The advocates say the companies don’t do enough to get wheelchair accessible vehicles to the people who need them.

“For years we’ve been fighting this fight with Yellow Cab to get more wheelchair accessible cabs,” David Wittie says. “They have wheelchair accessible cabs but it’s so hard to get them when you call for them.”

We reached out to Uber, Lyft, and Yellow Cab for response.

A spokesperson for Uber said they hadn’t seen the lawsuit yet. But, their technology increases transportation access for everyone, including those with disabilities.
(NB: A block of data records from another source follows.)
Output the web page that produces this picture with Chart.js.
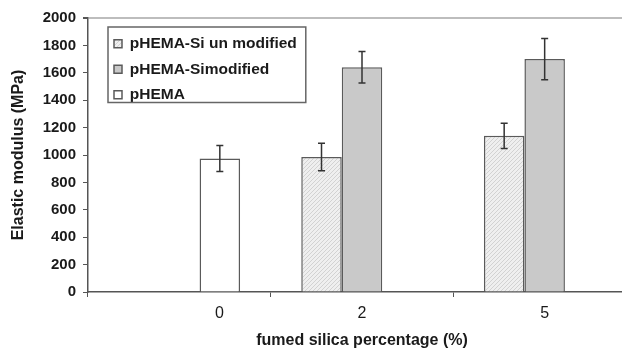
<!DOCTYPE html>
<html>
<head>
<meta charset="utf-8">
<style>
  html, body { margin: 0; padding: 0; overflow: hidden; background: #fff; }
  #wrap { width: 640px; height: 350px; position: relative; }
</style>
<script src="https://cdn.jsdelivr.net/npm/chart.js@4"></script>
</head>
<body>
<div id="wrap"><canvas id="chart"></canvas></div>
<script>
// Fumed silica content on the x axis, elastic modulus (MPa) on the y axis
const categories = ['0', '2', '5'];
const seriesNames = ['pHEMA-Si un modified', 'pHEMA-Simodified', 'pHEMA'];

const unmodified = [null, 985, 1140];
const unmodifiedErr = [null, 100, 92];

const modified = [null, 1640, 1700];
const modifiedErr = [null, 115, 150];

const pHEMA = [975, null, null];
const pHEMAErr = [95, null, null];

const yMin = 0;
const yMax = 2000;
const yStep = 200;

const FONT = '"Liberation Sans", Arial, sans-serif';
const INK = '#1a1a1a';
const LINE = '#555555';

// light grey fill with fine diagonal hatching
function hatchPattern() {
  const c = document.createElement('canvas');
  c.width = 4; c.height = 4;
  const g = c.getContext('2d');
  g.fillStyle = '#efefef';
  g.fillRect(0, 0, 4, 4);
  g.strokeStyle = '#d2d2d2';
  g.lineWidth = 1;
  g.beginPath();
  g.moveTo(0, 4); g.lineTo(4, 0);
  g.moveTo(-1, 1); g.lineTo(1, -1);
  g.moveTo(3, 5); g.lineTo(5, 3);
  g.stroke();
  return g.createPattern(c, 'repeat');
}

// vertical error bars with short caps, drawn from each bar's value ± error
const errorBars = {
  id: 'errorBars',
  afterDatasetsDraw(chart) {
    const ctx = chart.ctx;
    const y = chart.scales.y;
    ctx.save();
    ctx.strokeStyle = '#333';
    ctx.lineWidth = 1.5;
    chart.data.datasets.forEach((ds, i) => {
      const meta = chart.getDatasetMeta(i);
      meta.data.forEach((bar, j) => {
        const v = ds.data[j], e = ds.errors[j];
        if (v == null || e == null) return;
        const x = bar.x;
        const top = y.getPixelForValue(v + e);
        const bot = y.getPixelForValue(v - e);
        ctx.beginPath();
        ctx.moveTo(x, top); ctx.lineTo(x, bot);
        ctx.moveTo(x - 3.5, top); ctx.lineTo(x + 3.5, top);
        ctx.moveTo(x - 3.5, bot); ctx.lineTo(x + 3.5, bot);
        ctx.stroke();
      });
    });
    ctx.restore();
  }
};

// legend sits inside the plot area, upper left, inside a framed box
const legendFrame = {
  id: 'legendFrame',
  afterLayout(chart) {
    const lg = chart.legend, a = chart.chartArea;
    const w = lg.width, h = lg.height;
    lg.left = a.left + 16;
    lg.top = a.top + 8;
    lg.right = lg.left + w;
    lg.bottom = lg.top + h;
  },
  afterDraw(chart) {
    const boxes = chart.legend.legendHitBoxes;
    if (!boxes || !boxes.length) return;
    let l = Infinity, t = Infinity, r = -Infinity, b = -Infinity;
    boxes.forEach(h => {
      l = Math.min(l, h.left); t = Math.min(t, h.top);
      r = Math.max(r, h.left + h.width); b = Math.max(b, h.top + h.height);
    });
    const ctx = chart.ctx;
    ctx.save();
    ctx.strokeStyle = '#666';
    ctx.lineWidth = 1.5;
    ctx.strokeRect(l - 6, t - 9, (r + 9) - (l - 6), b - (t - 9));
    ctx.restore();
  }
};

const ctx = document.getElementById('chart').getContext('2d');

new Chart(ctx, {
  type: 'bar',
  data: {
    labels: categories,
    datasets: [
      { label: seriesNames[0], data: unmodified, errors: unmodifiedErr,
        backgroundColor: hatchPattern(), borderColor: '#5a5a5a', borderWidth: 1.5 },
      { label: seriesNames[1], data: modified, errors: modifiedErr,
        backgroundColor: '#c9c9c9', borderColor: '#5a5a5a', borderWidth: 1.5 },
      { label: seriesNames[2], data: pHEMA, errors: pHEMAErr,
        backgroundColor: '#ffffff', borderColor: '#5a5a5a', borderWidth: 1.5 }
    ]
  },
  options: {
    responsive: true,
    maintainAspectRatio: false,
    animation: false,
    categoryPercentage: 0.665,
    barPercentage: 1.0,
    layout: { padding: { top: 18, right: 4, left: 0, bottom: 0 } },
    plugins: {
      tooltip: { enabled: false },
      legend: {
        position: 'chartArea',
        align: 'start',
        labels: {
          boxWidth: 8,
          boxHeight: 8,
          padding: 10,
          color: INK,
          font: { family: FONT, size: 15.5, weight: 'bold' }
        }
      }
    },
    scales: {
      x: {
        grid: { display: true, drawOnChartArea: false, offset: true, tickLength: 5, color: LINE, lineWidth: 1 },
        border: { color: LINE, width: 1.5 },
        ticks: {
          color: INK,
          padding: 7,
          maxRotation: 0,
          font: { family: FONT, size: 16 },
          callback: (v, i) => (i === 0 ? ' '.repeat(18) : '') + categories[i]
        },
        title: {
          display: true,
          text: 'fumed silica percentage (%)',
          color: INK,
          padding: { top: 4, bottom: 0 },
          font: { family: FONT, size: 16, weight: 'bold' }
        },
        afterFit: s => { s.height = 58; }
      },
      y: {
        min: yMin,
        max: yMax,
        ticks: {
          stepSize: yStep,
          color: INK,
          padding: 7,
          font: { family: FONT, size: 15, weight: 'bold' },
          callback: v => String(v)
        },
        grid: {
          drawOnChartArea: true,
          tickLength: 5,
          tickColor: LINE,
          color: c => (c.tick && c.tick.value === yMax) ? '#bdbdbd' : 'rgba(0,0,0,0)',
          lineWidth: c => (c.tick && c.tick.value === yMax) ? 2 : 1
        },
        border: { color: LINE, width: 1.5 },
        title: {
          display: true,
          text: 'Elastic modulus (MPa)',
          color: INK,
          padding: { top: 9, bottom: 0 },
          font: { family: FONT, size: 16, weight: 'bold' }
        },
        afterFit: s => { s.width = 88; }
      }
    }
  },
  plugins: [errorBars, legendFrame]
});
</script>
</body>
</html>
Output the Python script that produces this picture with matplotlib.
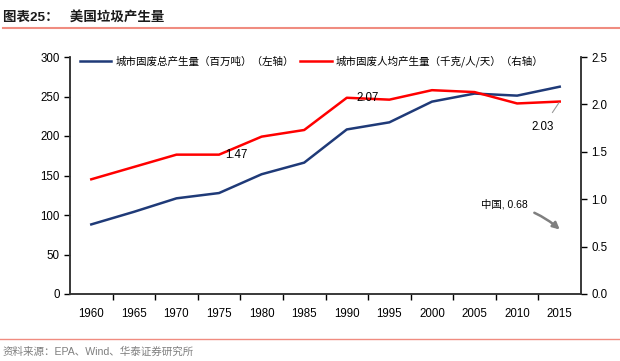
import numpy as np
import matplotlib
matplotlib.use("Agg")
import matplotlib.pyplot as plt
from matplotlib.lines import Line2D

plt.rcParams['font.family'] = ['Liberation Sans', 'Noto Sans CJK SC', 'DejaVu Sans']

years = ["1960", "1965", "1970", "1975", "1980", "1985",
         "1990", "1995", "2000", "2005", "2010", "2015"]
total_mt = [88.1, 104.0, 121.1, 127.8, 151.6, 166.3,
            208.3, 217.3, 243.5, 253.7, 251.1, 262.4]
per_capita = [1.21, 1.34, 1.47, 1.47, 1.66, 1.73,
              2.07, 2.05, 2.15, 2.13, 2.01, 2.03]
china_value = 0.68

navy = "#1F3A78"
red = "#FF0000"

fig = plt.figure(figsize=(6.2, 3.61), dpi=100)
ax = fig.add_axes([70 / 620, 1 - 294 / 361, 511 / 620, 237 / 361])
ax2 = ax.twinx()

x = np.arange(len(years))
ax.plot(x, total_mt, color=navy, lw=1.8, zorder=3)
ax2.plot(x, per_capita, color=red, lw=1.8, zorder=3)

ax.set_xlim(-0.5, len(years) - 0.5)
ax.set_ylim(0, 300)
ax.set_yticks(np.arange(0, 301, 50))
ax2.set_ylim(0, 2.5)
ax2.set_yticks(np.arange(0, 2.51, 0.5))
ax2.set_yticklabels([f"{v:.1f}" for v in np.arange(0, 2.51, 0.5)])

ax.set_xticks(x)
ax.set_xticklabels(years)
ax.set_xticks(np.arange(0.5, len(years) - 1, 1), minor=True)
ax.tick_params(axis="x", which="major", length=0, labelsize=8.3, pad=10)
ax.tick_params(axis="x", which="minor", length=4, width=1, direction="out")
ax.tick_params(axis="y", length=4, width=1, labelsize=8.3, direction="out")
ax2.tick_params(axis="y", length=4, width=1, labelsize=8.3, direction="out")

for a in (ax, ax2):
    a.spines["top"].set_visible(False)
    for s in ("left", "right", "bottom"):
        a.spines[s].set_linewidth(1.1)
        a.spines[s].set_color("#333333")

# data labels
ax2.text(3.4, 1.47, "1.47", fontsize=8.3, ha="center", va="center")
ax2.text(6.5, 2.07, "2.07", fontsize=8.3, ha="center", va="center")
ax2.annotate("2.03", xy=(11, per_capita[-1]), xytext=(10.6, 1.76),
             fontsize=8.3, ha="center", va="center",
             arrowprops=dict(arrowstyle="-", color="#999999", lw=0.8,
                             shrinkA=5, shrinkB=1))
ax2.annotate("中国, 0.68", xy=(11, china_value), xytext=(10.25, 0.95),
             fontsize=7.5, ha="right", va="center",
             arrowprops=dict(arrowstyle="-|>", color="#7F7F7F", lw=1.8,
                             mutation_scale=10,
                             connectionstyle="arc3,rad=-0.15",
                             shrinkA=3, shrinkB=0))

handles = [Line2D([], [], color=navy, lw=1.8),
           Line2D([], [], color=red, lw=1.8)]
labels = ["城市固废总产生量（百万吨）（左轴）",
          "城市固废人均产生量（千克/人/天）（右轴）"]
ax.legend(handles, labels, loc="upper left", ncol=2, frameon=False,
          bbox_to_anchor=(0.0, 1.045), handlelength=3.0,
          handletextpad=0.4, columnspacing=0.6,
          prop={"family": ["Noto Sans CJK SC"], "size": 7.6})

# header and footer
fig.text(3 / 620, 1 - 18 / 361, "图表25：   美国垃圾产生量", fontsize=9.7,
         fontweight="bold", ha="left", va="center", color="#1a1a1a")
fig.add_artist(Line2D([3 / 620, 1], [1 - 28 / 361] * 2, color="#F08C80", lw=1.5))
fig.add_artist(Line2D([0, 1], [1 - 339 / 361] * 2, color="#F08C80", lw=1.0))
fig.text(3 / 620, 1 - 352 / 361, "资料来源：EPA、Wind、华泰证券研究所", fontsize=7.6,
         ha="left", va="center", color="#7F7F7F")

fig.savefig("out.png", dpi=100)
A Lyft spokeswoman said the same.

Yellow Cab responded Thursday night with the following statement:

“We just received copies of multiple lawsuits filed against Yellow Cab, Uber and Lyft in Austin based on the statutory obligation to “enable persons with disabilities to participate . . . and fully enjoy all public facilities within the state.”  Yellow Cab is absolutely committed to working with the Texas Civil Rights Project, elected leaders  and regulatory officials to develop stronger laws and enforcement mechanisms to assure that all transportation providers comply with such requirements.  In fact, we have previously sought additional permits in Austin dedicated to wheelchair accessible vehicles,  and we very recently proposed that Houston City Council adopt a requirement that all on-demand taxi like services (which would include companies like Uber and Lyft) maintain a  minimum 10% of their fleet as wheelchair accessible.  Yellow Cab enthusiastically supports stronger ordinances and reasonable means of enforcement to assure that all persons with disabilities receive equivalent transportation services.”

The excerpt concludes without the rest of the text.